## Begin DATA LINES

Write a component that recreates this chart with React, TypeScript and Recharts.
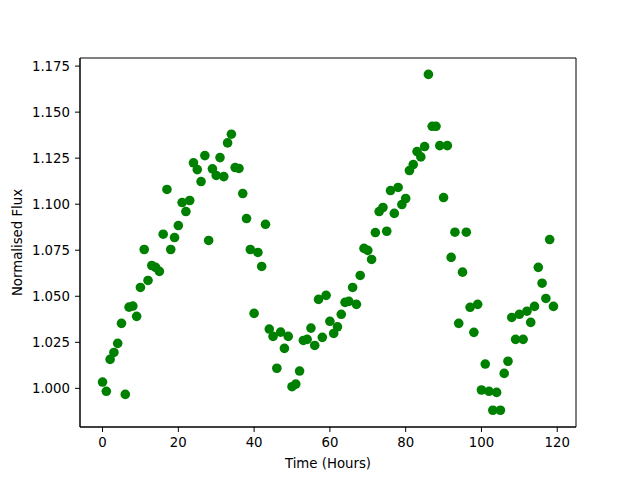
import React from 'react';
import { ScatterChart, Scatter, XAxis, YAxis, ReferenceArea } from 'recharts';

const hours = [
  0, 1, 2, 3, 4, 5, 6, 7, 8, 9, 10, 11, 12, 13, 14, 15, 16, 17, 18, 19,
  20, 21, 22, 23, 24, 25, 26, 27, 28, 29, 30, 31, 32, 33, 34, 35, 36, 37, 38, 39,
  40, 41, 42, 43, 44, 45, 46, 47, 48, 49, 50, 51, 52, 53, 54, 55, 56, 57, 58, 59,
  60, 61, 62, 63, 64, 65, 66, 67, 68, 69, 70, 71, 72, 73, 74, 75, 76, 77, 78, 79,
  80, 81, 82, 83, 84, 85, 86, 87, 88, 89, 90, 91, 92, 93, 94, 95, 96, 97, 98, 99,
  100, 101, 102, 103, 104, 105, 106, 107, 108, 109, 110, 111, 112, 113, 114, 115, 116, 117, 118, 119,
];

const flux = [
  1.0034, 0.9984, 1.0157, 1.0195, 1.0244, 1.0353, 0.9967, 1.0441, 1.0447, 1.0391,
  1.0548, 1.0754, 1.0586, 1.0667, 1.0657, 1.0635, 1.0837, 1.1080, 1.0754, 1.0819,
  1.0884, 1.1009, 1.0960, 1.1020, 1.1225, 1.1188, 1.1123, 1.1264, 1.0803, 1.1192,
  1.1156, 1.1253, 1.1150, 1.1333, 1.1380, 1.1199, 1.1194, 1.1058, 1.0922, 1.0754,
  1.0407, 1.0738, 1.0662, 1.0891, 1.0322, 1.0282, 1.0109, 1.0305, 1.0217, 1.0282,
  1.0009, 1.0023, 1.0094, 1.0260, 1.0266, 1.0327, 1.0233, 1.0483, 1.0277, 1.0505,
  1.0364, 1.0298, 1.0334, 1.0402, 1.0467, 1.0472, 1.0548, 1.0456, 1.0613, 1.0760,
  1.0749, 1.0700, 1.0846, 1.0960, 1.0982, 1.0853, 1.1074, 1.0950, 1.1091, 1.0998,
  1.1031, 1.1183, 1.1215, 1.1286, 1.1257, 1.1313, 1.1705, 1.1423, 1.1423, 1.1318,
  1.1036, 1.1318, 1.0711, 1.0848, 1.0353, 1.0631, 1.0848, 1.0440, 1.0304, 1.0456,
  0.9991, 1.0132, 0.9984, 0.9881, 0.9978, 0.9881, 1.0081, 1.0147, 1.0385, 1.0266,
  1.0402, 1.0266, 1.0419, 1.0358, 1.0445, 1.0657, 1.0571, 1.0488, 1.0808, 1.0445,
];

const xTicks = [0, 20, 40, 60, 80, 100, 120];
const yTicks = [1.0, 1.025, 1.05, 1.075, 1.1, 1.125, 1.15, 1.175];

const xDomain: [number, number] = [-5.95, 124.95];
const yDomain: [number, number] = [0.979, 1.1794];

const data = hours.map((h, i) => ({ x: h, y: flux[i] }));

const FONT = 'DejaVu Sans';
const tickStyle = { fill: '#000', fontSize: 13.3, fontFamily: FONT };

const Dot = (props: any) => {
  const { cx, cy } = props;
  if (cx == null || cy == null) return null;
  return <circle cx={cx} cy={cy} r={4.8} fill="#008000" />;
};

const XLabel = (props: any) => {
  const vb = props.viewBox || {};
  const cx = vb.x + vb.width / 2;
  return (
    <text x={cx} y={vb.y + 41} textAnchor="middle" fontFamily={FONT} fontSize={13.3} fill="#000">
      Time (Hours)
    </text>
  );
};

const YLabel = (props: any) => {
  const vb = props.viewBox || {};
  const cy = vb.y + vb.height / 2;
  const cx = 17;
  return (
    <text
      x={cx}
      y={cy}
      transform={`rotate(-90 ${cx} ${cy})`}
      textAnchor="middle"
      dominantBaseline="central"
      fontFamily={FONT}
      fontSize={13.3}
      fill="#000"
    >
      Normalised Flux
    </text>
  );
};

export default function App() {
  return (
    <div style={{ position: 'absolute', left: 0, top: 0, width: 640, height: 480, background: '#fff' }}>
      <ScatterChart width={640} height={480} margin={{ top: 58, right: 64, bottom: 0, left: 0 }}>
        <XAxis
          type="number"
          dataKey="x"
          domain={xDomain}
          ticks={xTicks}
          allowDataOverflow
          height={53}
          tickSize={5}
          tickMargin={6}
          tick={tickStyle}
          axisLine={{ stroke: '#000', strokeWidth: 1 }}
          tickLine={{ stroke: '#000', strokeWidth: 1 }}
          label={<XLabel />}
        />
        <YAxis
          type="number"
          dataKey="y"
          domain={yDomain}
          ticks={yTicks}
          allowDataOverflow
          width={80}
          tickSize={5}
          tickMargin={5}
          tick={tickStyle}
          tickFormatter={(v: number) => v.toFixed(3)}
          axisLine={{ stroke: '#000', strokeWidth: 1 }}
          tickLine={{ stroke: '#000', strokeWidth: 1 }}
          label={<YLabel />}
        />
        <ReferenceArea
          x1={xDomain[0]}
          x2={xDomain[1]}
          y1={yDomain[0]}
          y2={yDomain[1]}
          fill="none"
          fillOpacity={0}
          stroke="#000"
          strokeWidth={1}
          ifOverflow="visible"
        />
        <Scatter data={data} shape={<Dot />} isAnimationActive={false} />
      </ScatterChart>
    </div>
  );
}
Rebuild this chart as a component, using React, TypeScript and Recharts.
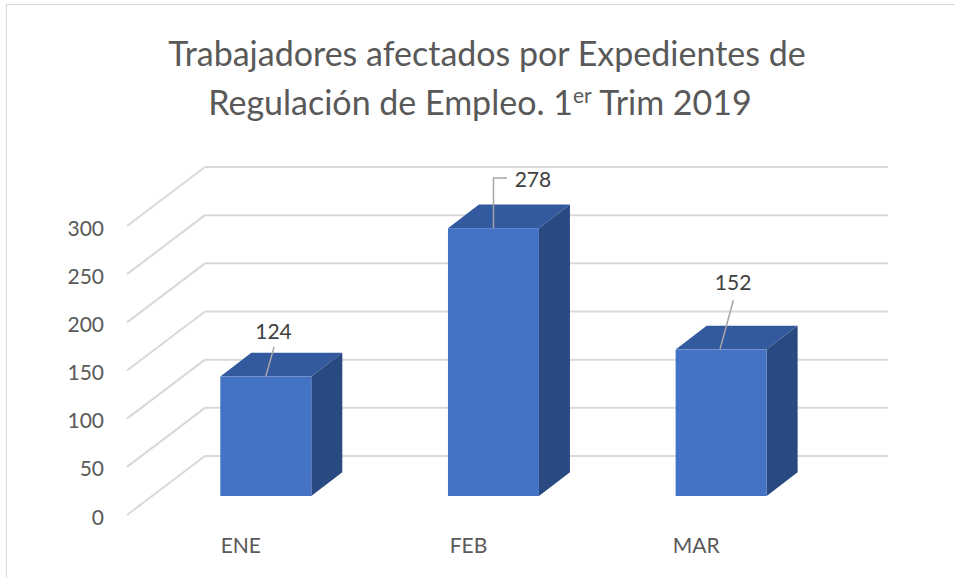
import { BarChart, Bar, XAxis, YAxis, CartesianGrid, LabelList } from 'recharts';

const months = ['ENE', 'FEB', 'MAR'];
const workers = [124, 278, 152];
const yTicks = [0, 50, 100, 150, 200, 250, 300];

const data = months.map((m, i) => ({ name: m, value: workers[i] }));

const FONT = 'Lato, "Open Sans", sans-serif';
const GRID = '#d9d9d9';
// 3d depth: bar back face offset, wall offset, floor front offset
const DEPTH_X = 31;
const DEPTH_Y = -23.7;
const WALL_X = 53;
const WALL_Y = -40;
const FRONT_X = -25;
const FRONT_Y = 19;

// hand-placed data labels (offsets from bar top centre)
const labelLayout = [
  { tx: 7.7, ty: -46, leader: [[0, 0], [8.3, -29.7]] },
  { tx: 39.5, ty: -50, leader: [[0, 0], [0, -50.3], [13.5, -50.3]] },
  { tx: 12, ty: -68.3, leader: [[-1.2, 0], [12.2, -49.3]] },
];

const Box3D = (props: any) => {
  const { x, y, width, height } = props;
  if (height <= 0) return null;
  const r = x + width;
  const b = y + height;
  return (
    <g>
      <polygon
        points={`${x},${y} ${x + DEPTH_X},${y + DEPTH_Y} ${r + DEPTH_X},${y + DEPTH_Y} ${r},${y}`}
        fill="#335a9e"
      />
      <polygon
        points={`${r},${y} ${r + DEPTH_X},${y + DEPTH_Y} ${r + DEPTH_X},${b + DEPTH_Y} ${r},${b}`}
        fill="#294a80"
      />
      <rect x={x} y={y} width={width} height={height} fill="#4472c4" />
    </g>
  );
};

const wallLine = (props: any) => {
  const { x1, x2, y1, key } = props;
  return (
    <g key={key}>
      <line x1={x1 + WALL_X} x2={x2 + WALL_X} y1={y1 + WALL_Y} y2={y1 + WALL_Y} stroke={GRID} strokeWidth={2} />
      <line x1={x1 + FRONT_X} y1={y1 + FRONT_Y} x2={x1 + WALL_X} y2={y1 + WALL_Y} stroke={GRID} strokeWidth={2} />
    </g>
  );
};

const YTick = (props: any) => {
  const { x, y, payload } = props;
  return (
    <text x={x} y={y + FRONT_Y + 1} textAnchor="end" dominantBaseline="central" fill="#595959" fontSize={21} fontFamily={FONT}>
      {payload.value}
    </text>
  );
};

const XTick = (props: any) => {
  const { x, y, payload } = props;
  return (
    <text x={x + FRONT_X} y={y + 48} textAnchor="middle" dominantBaseline="central" fill="#595959" fontSize={21} fontFamily={FONT}>
      {payload.value}
    </text>
  );
};

const DataLabel = (props: any) => {
  const { x, y, width, value, index } = props;
  const l = labelLayout[index];
  const cx = x + width / 2;
  const pts = l.leader.map((p) => `${cx + p[0]},${y + p[1]}`).join(' ');
  return (
    <g>
      <polyline points={pts} fill="none" stroke="#a6a6a6" strokeWidth={1.5} />
      <text x={cx + l.tx} y={y + l.ty} textAnchor="middle" dominantBaseline="central" fill="#404040" fontSize={21} fontFamily={FONT}>
        {value}
      </text>
    </g>
  );
};

export default function App() {
  return (
    <div style={{ position: 'absolute', left: 0, top: 0, width: 955, height: 578, overflow: 'hidden', background: '#fff' }}>
      <div
        style={{ position: 'absolute', left: 6, top: 4, width: 1200, height: 1200, border: `1.5px solid ${GRID}` }}
      />
      <svg width={955} height={140} style={{ position: 'absolute', left: 0, top: 0 }}>
        <text fill="#595959" fontSize={34} fontFamily={FONT} textAnchor="middle">
          <tspan x={487} y={66}>Trabajadores afectados por Expedientes de</tspan>
          <tspan x={480} y={115}>
            Regulación de Empleo. 1
            <tspan fontSize={21} dy={-12}>er</tspan>
            <tspan dy={12}> Trim 2019</tspan>
          </tspan>
        </text>
      </svg>
      <div style={{ position: 'absolute', left: 0, top: 0 }}>
        <BarChart
          width={955}
          height={578}
          data={data}
          margin={{ top: 207, right: 120, bottom: 42, left: 52 }}
          barCategoryGap="30%"
        >
          <CartesianGrid vertical={false} horizontal={wallLine} />
          <XAxis dataKey="name" height={40} tickSize={0} tickMargin={0} axisLine={false} tickLine={false} tick={XTick} />
          <YAxis
            domain={[0, 300]}
            ticks={yTicks}
            width={100}
            tickSize={0}
            tickMargin={48}
            axisLine={false}
            tickLine={false}
            tick={YTick}
          />
          <Bar dataKey="value" shape={Box3D} isAnimationActive={false}>
            <LabelList dataKey="value" content={DataLabel} />
          </Bar>
        </BarChart>
      </div>
    </div>
  );
}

## End DATA LINES

**TASK DIRECTIONS**. The lines from the start of the data through the line that contains "XAxis, YAxis, ReferenceArea" are to be returned exactly, please, with both ends included and every picture left out.

**RESPONSE BELOW**.
Write a component that recreates this chart with React, TypeScript and Recharts.
import React from 'react';
import { ScatterChart, Scatter, XAxis, YAxis, ReferenceArea } from 'recharts';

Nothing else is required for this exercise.